This lesson is being piloted (Beta version)
If you teach this lesson, please tell the authors and provide feedback by opening an issue in the source repository

Pangenome Analysis in Prokaryotes: Glossary

Key Points

Introduction to Pangenomics
  • A pangenome encompasses the complete collection of genes found in all genomes within a specific group, typically a species.

  • Comparing the complete genome sequences of all members within a clade allows for the construction of a pangenome.

  • The pangenome consists of two main components: the core genome and the accessory genome.

  • The accessory genome can be further divided into the shell genome and the cloud genome.

  • In an open pangenome, the size of the pangenome significantly increases with the addition of each new genome.

  • In a closed pangenome, only a few gene families are added to the pangenome when a new genome is introduced.

Downloading Genomic Data
  • The ncbi-genome-download package is a set of scripts designed to download genomes from the NCBI database.

Annotating Genomic Data
  • Prokka is a command line utility that provides rapid prokaryotic genome annotation.

  • Sometimes we need manual curation of the output files of the software.

  • Specialized software exist to perform annotation of specific genomic elements.

Measuring Sequence Similarity
  • To build a pangenome you need to compare the genes and build gene families.

  • BLAST gives a score of similarity between two sequences.

Clustering with BLAST Results
  • The Bidirectional Best-Hit algorithm groups sequences together into families according to the E-value.

Clustering Protein Sequences
  • Clustering protein sequences refers to the process of grouping similar sequences into distinct clusters or families.

  • GET_HOMOLOGUES is a software package for microbial pangenome analysis

  • Three sequence clustering algorithms are supported by GET_HOMOLOGUES; BDBH, COGtriangles, and OrthoMCL

Exploring Pangenome Graphs
  • PPanGGOLiN is a software to create and manipulate prokaryotic pangenomes.

  • PPanGGOLiN integrates gene families and their genomic neighborhood to build a graph and define the partitions.

  • PPanGGOLiN is designed to scale up to tens of thousands of genomes.

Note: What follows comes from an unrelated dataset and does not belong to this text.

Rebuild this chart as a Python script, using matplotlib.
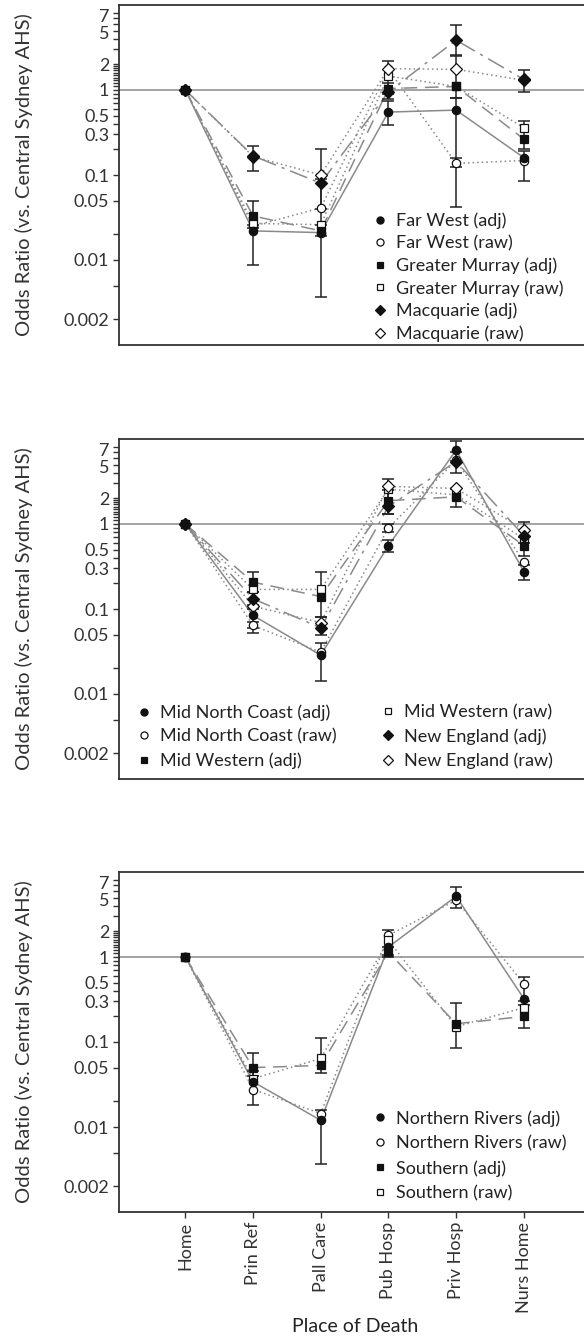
import numpy as np
import matplotlib
matplotlib.use('Agg')
import matplotlib.pyplot as plt
from matplotlib.ticker import FixedLocator, FixedFormatter
from matplotlib.transforms import ScaledTranslation

plt.rcParams['font.family'] = ['Lato', 'DejaVu Sans']

places = ['Home', 'Prin Ref', 'Pall Care', 'Pub Hosp', 'Priv Hosp', 'Nurs Home']
nan = np.nan

# ---- panel 1 ----
fw_adj = [1, 0.022, 0.021, 0.55, 0.58, 0.16]
fw_adj_lo = [nan, 0.0088, 0.0037, 0.385, 0.042, 0.086]
fw_adj_hi = [nan, 0.026, 0.09, 0.75, 0.81, 0.19]
fw_raw = [1, 0.025, 0.041, 1.75, 0.137, 0.148]
fw_raw_lo = [nan, nan, nan, nan, 0.125, nan]
fw_raw_hi = [nan, nan, nan, nan, 0.16, nan]
gm_adj = [1, 0.033, 0.022, 1.04, 1.1, 0.264]
gm_adj_lo = [nan, 0.024, 0.019, 0.9, 0.81, 0.2]
gm_adj_hi = [nan, 0.05, 0.026, 1.2, 2.5, 0.43]
gm_raw = [1, 0.027, 0.026, 1.46, 1.1, 0.36]
mq_adj = [1, 0.168, 0.08, 0.95, 3.86, 1.33]
mq_adj_lo = [nan, 0.112, 0.04, 0.78, 2.6, 0.95]
mq_adj_hi = [nan, 0.22, 0.2, 2.19, 5.8, 1.7]
mq_raw = [1, 0.165, 0.1, 1.78, 1.75, 1.3]

# ---- panel 2 ----
mnc_adj = [1, 0.084, 0.0286, 0.557, 7.4, 0.276]
mnc_adj_lo = [nan, 0.06, 0.0142, 0.47, 5.5, 0.22]
mnc_adj_hi = [nan, 0.1, 0.04, 0.65, 9.5, 0.33]
mnc_raw = [1, 0.064, 0.031, 0.90, 5.6, 0.36]
mnc_raw_lo = [nan, 0.052, nan, 0.8, nan, nan]
mnc_raw_hi = [nan, 0.07, nan, 1.0, nan, nan]
mw_adj = [1, 0.207, 0.14, 1.88, 2.09, 0.557]
mw_adj_lo = [nan, 0.16, 0.081, 1.31, 1.57, 0.42]
mw_adj_hi = [nan, 0.276, 0.276, 2.5, 2.6, 0.7]
mw_raw = [1, 0.17, 0.17, 2.57, 2.2, 0.67]
ne_adj = [1, 0.132, 0.06, 1.61, 5.43, 0.73]
ne_adj_lo = [nan, 0.11, 0.05, 1.3, 4.0, 0.6]
ne_adj_hi = [nan, 0.16, 0.081, 3.37, 7.0, 1.05]
ne_raw = [1, 0.108, 0.069, 2.77, 2.62, 0.86]

# ---- panel 3 ----
nr_adj = [1, 0.034, 0.012, 1.31, 5.18, 0.324]
nr_adj_lo = [nan, 0.018, 0.0037, 1.05, 3.8, 0.30]
nr_adj_hi = [nan, 0.045, 0.016, 2.06, 6.65, 0.58]
nr_raw = [1, 0.0276, 0.0144, 1.8, 4.65, 0.486]
so_adj = [1, 0.05, 0.053, 1.14, 0.164, 0.2]
so_adj_lo = [nan, 0.04, 0.043, 1.0, 0.085, 0.148]
so_adj_hi = [nan, 0.074, 0.11, 1.3, 0.29, 0.27]
so_raw = [1, 0.037, 0.064, 1.57, 0.151, 0.254]

ytick_vals = [0.002, 0.005, 0.01, 0.02, 0.05, 0.1, 0.2, 0.3, 0.4, 0.5, 0.6, 0.7,
              0.8, 0.9, 1, 1.1, 1.2, 1.3, 1.4, 1.5, 1.6, 1.7, 1.8, 1.9, 2, 3, 4, 5, 6, 7, 8]
ytick_show = {0.002: '0.002', 0.01: '0.01', 0.05: '0.05', 0.1: '0.1', 0.3: '0.3',
              0.5: '0.5', 1: '1', 2: '2', 5: '5', 7: '7'}

gray = '#8a8a8a'
solid = '-'
dash1 = (0, (9, 5))
dash2 = (0, (12, 4, 2, 4))
dots = (0, (1, 2))

x = np.arange(len(places))


def series(ax, y, lo, hi, marker, filled, ls, label):
    y = np.array(y, dtype=float)
    ax.plot(x, y, color=gray, lw=1.1, ls=ls, zorder=2)
    if lo is not None:
        lo = np.array(lo, dtype=float)
        hi = np.array(hi, dtype=float)
        ok = ~np.isnan(lo)
        ax.errorbar(x[ok], y[ok], yerr=[y[ok] - lo[ok], hi[ok] - y[ok]], fmt='none',
                    ecolor='#222222', elinewidth=1.1, capsize=4, capthick=1.1, zorder=3)
    ms = 6 if marker != 's' else 5.5
    ax.plot(x, y, ls='none', marker=marker, ms=ms,
            mfc='#111111' if filled else 'white', mec='#111111', mew=0.9,
            zorder=5 if filled else 4, label=label)


def style(ax):
    ax.set_yscale('log')
    ax.set_ylim(0.001, 10)
    ax.set_xlim(-0.98, 6)
    ax.axhline(1, color=gray, lw=1.1, zorder=1)
    ax.yaxis.set_major_locator(FixedLocator(ytick_vals))
    ax.yaxis.set_major_formatter(FixedFormatter([ytick_show.get(round(v, 3), '') for v in ytick_vals]))
    ax.yaxis.set_minor_locator(FixedLocator([]))
    ax.set_xticks(x)
    ax.tick_params(axis='both', direction='out', length=4, width=1, color='#333333',
                   labelsize=13, labelcolor='#333333', pad=3)
    ax.set_ylabel('Odds Ratio (vs. Central Sydney AHS)', fontsize=14.5, color='#333333')
    ax.yaxis.set_label_coords((33 - 119) / 472.5, 0.5)
    for s in ['left', 'bottom', 'top']:
        ax.spines[s].set_color('#333333')
        ax.spines[s].set_linewidth(1.3)
    ax.spines['right'].set_visible(False)
    # the 7 and 5 labels sit very close; nudge them apart a little
    for val, tick in zip(ytick_vals, ax.yaxis.get_major_ticks()):
        if val in (7, 5):
            dy = 1.8 if val == 7 else -1.2
            tick.label1.set_transform(tick.label1.get_transform()
                                      + ScaledTranslation(0, dy / 72, fig.dpi_scale_trans))


fig = plt.figure(figsize=(5.84, 13.43), dpi=100)
W = 472.5 / 584
H = 340 / 1343
ax1 = fig.add_axes([119 / 584, 1 - 345 / 1343, W, H])
ax2 = fig.add_axes([119 / 584, 1 - 779 / 1343, W, H])
ax3 = fig.add_axes([119 / 584, 1 - 1212 / 1343, W, H])

series(ax1, fw_adj, fw_adj_lo, fw_adj_hi, 'o', True, solid, 'Far West (adj)')
series(ax1, fw_raw, fw_raw_lo, fw_raw_hi, 'o', False, dots, 'Far West (raw)')
series(ax1, gm_adj, gm_adj_lo, gm_adj_hi, 's', True, dash1, 'Greater Murray (adj)')
series(ax1, gm_raw, None, None, 's', False, dots, 'Greater Murray (raw)')
series(ax1, mq_adj, mq_adj_lo, mq_adj_hi, 'D', True, dash2, 'Macquarie (adj)')
series(ax1, mq_raw, None, None, 'D', False, dots, 'Macquarie (raw)')

series(ax2, mnc_adj, mnc_adj_lo, mnc_adj_hi, 'o', True, solid, 'Mid North Coast (adj)')
series(ax2, mnc_raw, mnc_raw_lo, mnc_raw_hi, 'o', False, dots, 'Mid North Coast (raw)')
series(ax2, mw_adj, mw_adj_lo, mw_adj_hi, 's', True, dash1, 'Mid Western (adj)')
series(ax2, mw_raw, None, None, 's', False, dots, 'Mid Western (raw)')
series(ax2, ne_adj, ne_adj_lo, ne_adj_hi, 'D', True, dash2, 'New England (adj)')
series(ax2, ne_raw, None, None, 'D', False, dots, 'New England (raw)')

series(ax3, nr_adj, nr_adj_lo, nr_adj_hi, 'o', True, solid, 'Northern Rivers (adj)')
series(ax3, nr_raw, None, None, 'o', False, dots, 'Northern Rivers (raw)')
series(ax3, so_adj, so_adj_lo, so_adj_hi, 's', True, dash1, 'Southern (adj)')
series(ax3, so_raw, None, None, 's', False, dots, 'Southern (raw)')

for ax in (ax1, ax2, ax3):
    style(ax)
for ax in (ax1, ax2):
    ax.tick_params(axis='x', length=0, labelbottom=False)
ax3.set_xticklabels(places, rotation=90)
ax3.set_xlabel('Place of Death', fontsize=14, color='#222222', labelpad=4)

leg_kw = dict(frameon=False, fontsize=13, handlelength=0.8, handletextpad=0.5,
              borderpad=0, borderaxespad=0, markerscale=0.85, labelcolor='#222222')

ax1.legend(loc='upper left', bbox_to_anchor=(0.5376, 0.39), labelspacing=0.34, **leg_kw)

h, l = ax2.get_legend_handles_labels()
lg = ax2.legend(h[:3], l[:3], loc='upper left', bbox_to_anchor=(0.038, 0.219),
                labelspacing=0.42, **leg_kw)
ax2.add_artist(lg)
ax2.legend(h[3:], l[3:], loc='upper left', bbox_to_anchor=((381 - 119) / 472.5, 0.219),
           labelspacing=0.42, **leg_kw)

ax3.legend(loc='upper left', bbox_to_anchor=(0.5376, 0.30), labelspacing=0.48, **leg_kw)

fig.savefig('out.png', dpi=100)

Interactive Pangenome Plots
  • Anvi’o can build a pangenome starting from genomes or metagenomes, or a combination of both

  • Anvi’o allows you to interactively visualize your pangenomes

  • Anvi’o platform includes additional scripts to explore the geometric and biochemical homogeneity of the gene clusters, to compute and visualize the ANI values of the genomes, to conduct a functional enrichment analysis in a group of genomes, among others

Other Resources
  • Downstream analysis of pangenomes could be focused on describing the core or the accessory genome of the organism studied.

  • Examples using the information obtained in the CORE GENOME:

  • a) Selection of a conserved gene to design a molecular test for a diagnostic tool or a vaccine.

  • b) Reconstruction of a species phylogenetic tree by using all the core genes.

  • Examples using the information obtained in the ACCESSORY GENOME:

  • a) Describe niche-specific genes among the strains compared.

  • b) Analysis of horizontal gene transfer or genetic recombination.

  • c) Evolutionary studies of genes (duplication, gain-loss genes, etc.).

Glossary

Pangenome: The complete repertoire of genes of a group of organisms.